Fixing Windows Python 2.7 unicode issue with subprocess’s Popen.

TL;DR

Fixing Windows Python 2.7 unicode issue with subprocess.Popen.

Here is the python code fixing unicode issue

Details

What

Python 2.7 is plagued by bugs that won't be fixed, and you might want or need to provide a software for compatibility or legacy reason that actually works in python 2.7 under windows.

It was not possible to sent non-ascii chars on the command line via subprocess.Popen(..).

How

The following code leverage ctypes to call the CreateProcessW(..) function of the windows C API. This function should have been used in cPython 2.7 but wasn't, and this is the core reason why Python 2.7 on windows does not support unicode command line.

The code

This code was not thoroughly tested and I'm posting it on a gist so I can update it and people can comment if they run into any issues.

So here is the python code fixing unicode issue.

A test ?

As a test, I would suggest you to build a second python program that you would call with the previous new subprocess.Popen(..)

But as python 2.7 unicode support was really incomplete, you'll also need this recipe to read the arguments in unicode.
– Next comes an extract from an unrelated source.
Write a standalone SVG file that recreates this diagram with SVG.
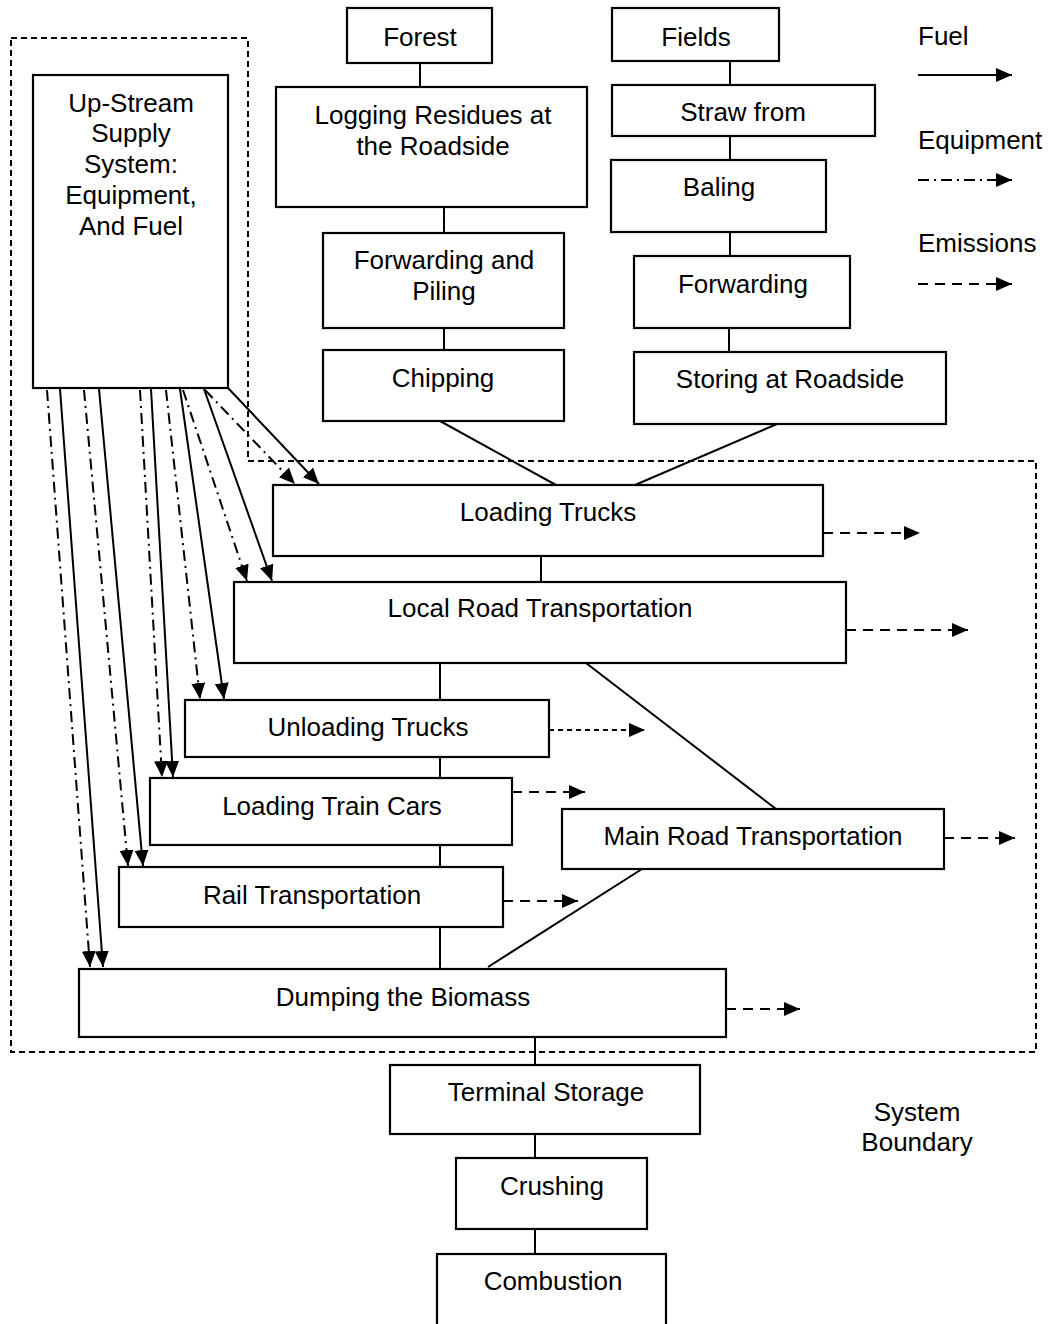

Here's the full code for the testing, with subprocess_fix module being the code in the Gist. And commandline_fix module being the recipe to decode the unicode command line with a final added sys.argv = win32_unicode_argv() statement.

The launcher (named test.py):

# -*- coding: utf-8 -*-

from subprocess import PIPE
from subprocess_fix import Popen


def indent(text, chars="  ", first=None):
    if first:
        first_line = text.split("\n")[0]
        rest = '\n'.join(text.split("\n")[1:])
        return '\n'.join([(first + first_line).rstrip(),
                          indent(rest, chars=chars)])
    return '\n'.join([(chars + line).rstrip()
                      for line in text.split('\n')])


p = Popen(u"python reading.py ć", shell=True,
          stdin=PIPE, stdout=PIPE, stderr=PIPE)
out, err = p.communicate()

if p.returncode != 0:
    print("errlvl: %s" % p.returncode)

if err:
    print("stderr:\n%s" % indent(err, "  | "))
if out:
    print("stdout:\n%s" % indent(out, "  | "))

The launched (named reading.py):

# -*- coding: utf-8 -*-

import sys

import commandline_fix

print "command line received (repr): %r" % (sys.argv, )
print "command line received (str): %s" % (u" ".join(sys.argv), )

Verify that you are running windows and python 2.7 before launching this:

python test.py ć

Notice that depending on your active charset (you can check with chcp), the console might fail to display the character correctly. You might need then to do a chcp 65001.